American baseball player (1915–2003)

Harry Eisenstat (October 10, 1915 – March 21, 2003) was an American professional baseball pitcher who played in Major League Baseball for the Brooklyn Dodgers, Detroit Tigers, and Cleveland Indians from 1935 to 1942.

==Early life==
Eisenstat was born in Brooklyn, New York, and was Jewish. He attended James Madison High School in Brooklyn, New York, where, in 2008, he was inducted into its prestigious Wall of Distinction.

==Career==
He pitched for the Brooklyn Dodgers, Detroit Tigers, and Cleveland Indians. Eisenstat was 19 years old when he broke into the big leagues on May 19, 1935, with the Brooklyn Dodgers, the third-youngest player in the National League. In his Major League debut, he gave up 5 runs over 22/3 innings in a 9–6 loss to the Pittsburgh Pirates. On October 4, 1937, he was granted free agency and signed with the Detroit Tigers.

Eisenstat is best known for, while pitching for the Detroit Tigers in the first game of a doubleheader on the last day of the 1938 season, beating Bob Feller of the Cleveland Indians 4–1 despite Feller setting the Major League record for most strikeouts in a game (18). Earlier that season, he won both ends of a doubleheader in relief against the Philadelphia Athletics while teammate Hank Greenberg hit two home runs, causing their Tigers Manager, Mickey Cochrane, to warn the two of them to stay in their rooms that night because "the Jews in Detroit are going crazy."
Eisenstat is recognized as the only pitcher in Major League history to receive credit for two wins in one day: one as a starter and one as a relief pitcher.

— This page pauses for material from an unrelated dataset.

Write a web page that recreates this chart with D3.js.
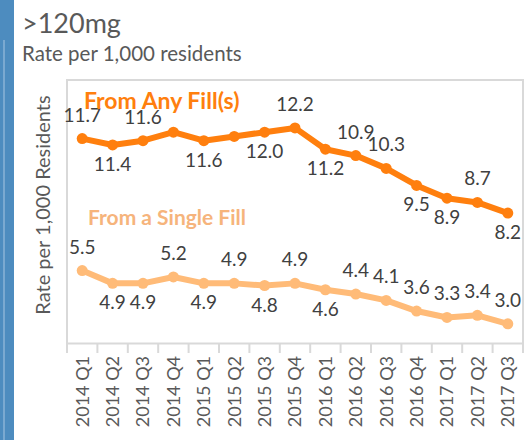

In 1938 his four saves were sixth-most in the National League. The next season, Eisenstat was traded to the Cleveland Indians for future Hall-of-Famer outfielder Earl Averill. In 1938 his four saves were eighth-most in the National League. He finished his professional baseball career with the Indians.

Due to World War II, Eisenstat enlisted in the Army in 1942, ending his career in the MLB. Through 2010, he was 9th all-time in career ERA (3.80; directly behind Harry Feldman) among Jewish MLB players.

==Later life==
After the war, Eisenstat moved to Shaker Heights, Ohio, and opened a hardware store.

In 1993, Eisenstat was inducted into the Michigan Jewish Sports Hall of Fame. After his death in 2003, his papers were donated to the Western Reserve Historical Society in Cleveland, Ohio.